Из рассказов своих многочисленных «сосидельцев» я знаю, что подобное отношение к арестовываемым и к их семьям со стороны тех, кто за ними приходил, было не правилом, а редким исключением. Правилом была официальная холодность или откровенная враждебность. В протокол обыска старались вносить как можно больше «компрометирующих материалов», в первую очередь, «вражеские» книги, не говоря уже о финских ножах. Но вот было и так.
Не часто, совсем не часто встречались мне, да и другим, прошедшим тяжкий путь лагерей и тюрем, пересылок и этапов, душевные люди в синих фуражках с красными околышами. (Майор Яшок в другие времена года тоже носил такую фуражку). Но именно поэтому такие люди хорошо запомнились. Речь идет не о тех, кто в отдельных случаях допускал те или иные послабления режима, вызывая одобрительный возглас блатных — «Начальничек — человек!» Речь идет о тех, кто не мог, вопреки своему служебному положению и служебному «долгу» подавить в себе человеческие чувства, несмотря на то, что доброта и человечность по отношению к заключенному были связаны с большим риском. В том перевернутом мире, в котором эти люди жили, добрые поступки могли быть расценены вышестоящими и даже их товарищами по службе не иначе как неслужебное поведение, а то и как тяжкое преступление. Не случайно поэтому человеческие проявления со стороны тех или иных следователей, надзирателей, начальников имели место только тайно, только с оглядкой, только в стороне от глаз «своих» и только в расчете на то, что человек, которому они сделали доброе дело, их не выдаст. А ведь и такое бывало. Иной «советский человек», воспитанный в духе уважения к доносу как к патриотическому и уж, во всяком случае, партийному поступку, выдавал начальника, пошедшего ради него на то или иное нарушение режима.
Лев Львович Раков рассказал мне такой случай.

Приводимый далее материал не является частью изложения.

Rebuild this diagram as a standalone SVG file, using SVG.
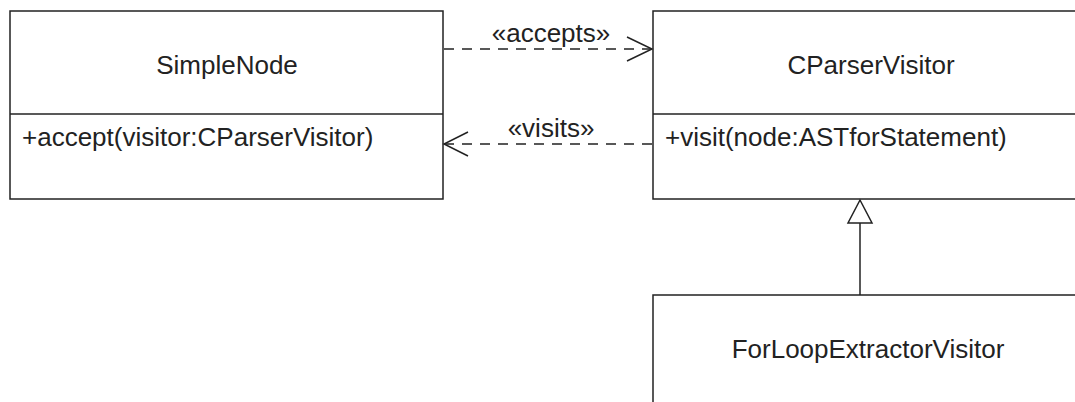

В момент его освобождения из Владимирской тюрьмы в 1953 году начальник тюрьмы (фамилия мне неизвестна), вручая ему и его сокамерникам документы об освобождении, поздравил их всех с избавлением от несправедливых, чудовищных двадцатипятилетних сроков и с полной реабилитацией. Покидавшие тюрьму верили в то, что он вполне искренне радуется за них, так как не раз отмечали, что он старался по возможности облегчить условия их содержания в тюрьме. В этот момент один из сокамерников Льва Львовича, бывший крупный партийный деятель, заявил, обращаясь к начальнику тюрьмы:
— Я на днях буду в ЦК и сообщу о том, что вы развели здесь санаторный режим для заключенных. Вас не для того сюда поставили, чтобы вы либеральничали с врагами народа.
По словам Льва Львовича невозможно было различить — кто больше опешил — тюремное начальство или бывшие сокамерники этого твердокаменного сталинца. Они — сокамерники — единодушно накинулись на него.
— Почему же вы раньше, сидя в камере, не протестовали против слишком мягкого режима? — спросил его Лев Львович. И, не удержавшись, назвал его негодяем. А один из освобожденных, в прошлом машинист, а перед арестом Председатель Верховного Совета Карело-Финской ССР Виролайнен (позднее я встречался с ним в квартире Л. Л. Ракова), хотел избить этого человека по выходе из тюремных ворот. Товарищи еле уговорили его не пачкать руки.
Итак, я в тюрьме. Меня довольно коротко подстриг парикмахер, внешность которого я не запомнил. Помню только, что он, так же как «банщик» в душе и кухонные рабочие, развозившие по камерам на тележке бачки с едой, — был из числа заключенных, оставленных после суда отбывать срок при тюрьме. Скорее всего, все эти тюремные «придурки» не были «политическими», проходившими через следствие здесь, во внутренней тюрьме МГБ. Видимо, это были так называемые «бытовики» — лица, осужденные за незначительные хозяйственные преступления и переведенные сюда из уголовной тюрьмы «Кресты».
Из парикмахерской надзиратель повел меня в душ. Банщик выдал мне кусочек мыла и небольшое вафельное полотенце. Мыться под горячим душем было очень приятно, и я старался затянуть процедуру. Однако бдительный надзиратель, опять же торчавший возле дверей душевой, меня поторопил. После душа банщик выдал мне казенное белье, проштемпелеванное черными цифрами. Я натянул на себя брюки. Тут оказалось, что пока я мылся, с них были срезаны все пуговицы. Не было пуговиц и на пиджаке и даже на пальто. Со шляпы была срезана лента, из ботинок были вынуты шнурки, шарф и галстук были изъяты.
В таком распахнутом виде, шаркая ногами и придерживая штаны, я побрел, сопровождаемый надзирателем, обратно в сторону «приемного покоя», где сидел вышеупомянутый старшина. В этот, именно в этот момент я почувствовал себя арестантом, каким-то другим человеком, чем тот, которым я был раньше, всю жизнь, до этой минуты. А ведь до этой минуты я уже успел услышать за собой щелчок замка в тюремных воротах, подписать ордер на арест, дать отпечатки пальцев, выслушать несколько окриков надзирателя. И тем не менее, я продолжал ощущать себя самим собой, сохранять в себе чувство прежнего самоуважения и подсознательной уверенности в том, что меня уважают, должны уважать все окружающие. Уважать как гражданина, как участника войны, как ученого, как отца семейства, как друга моих друзей. Да мало ли еще за что. В этот момент все это ушло. Вернее, не совсем ушло. Все это удерживалось моей памятью, но вместе с тем находилось как бы вне меня, держалось на мне, подобно моим штанам, которые я неловко подтягивал двумя руками и которые стали как бы не моими, а каким-то отдельно от меня существующим предметом. Мог ли я раньше подумать, что чувство самоуважения и самоуверенности в такой сильной степени держится на пуговицах от штанов.